Retransmission isn't the router's job. That's TCP's responsibility. Routing gets packets most of the way, most of the time. Higher layers handle reliability.
Seeing the Invisible
Routing is invisible until you look for it:
Traceroute reveals the path by sending packets with deliberately short lifespans. Each router along the way responds when the packet "expires," revealing itself.
BGP looking glasses let you peer into a network's routing tables. Many providers offer these publicly—you can see exactly which paths they've learned for any destination.
Route monitoring services track BGP changes globally, detecting hijacks, leaks, and anomalies. When a major routing incident happens, these services often spot it before the affected networks do.
The Elegant Absurdity
Step back and consider what Internet routing achieves:
Thousands of independent networks, each pursuing their own interests, running their own hardware, implementing their own policies—yet collectively enabling any device on Earth to reach any other.
No central planning.
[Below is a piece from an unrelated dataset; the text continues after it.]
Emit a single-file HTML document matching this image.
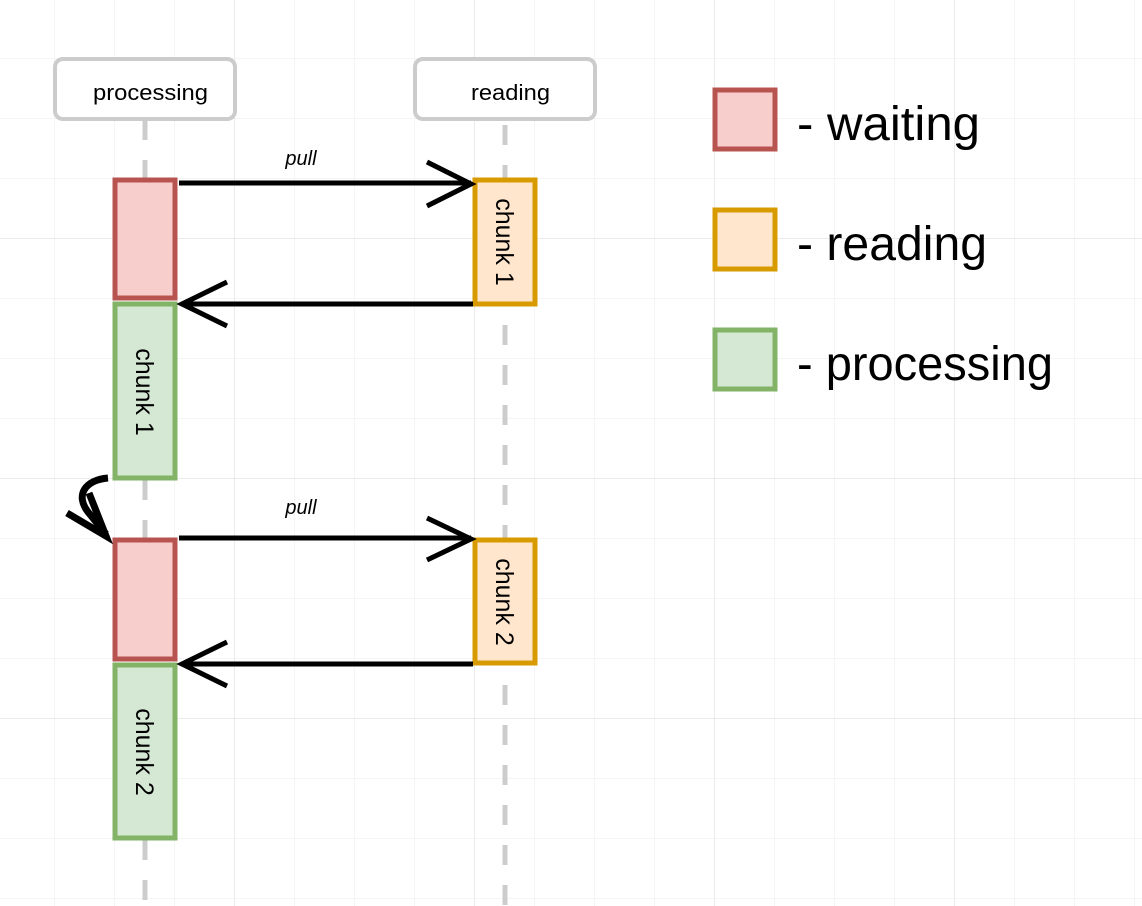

No global routing authority. No master table of the Internet's topology.
Just protocols. Agreements. And routers doing the same simple thing over and over: look at the destination, consult the table, forward one hop closer.
The packet doesn't know its path. The routers don't know the full journey. But somehow, your video call connects, your email arrives, and the webpage loads. Billions of times per second, across a system no one fully controls.
That's Internet routing. Controlled chaos that works.
Frequently Asked Questions About Internet Routing
Was this page helpful?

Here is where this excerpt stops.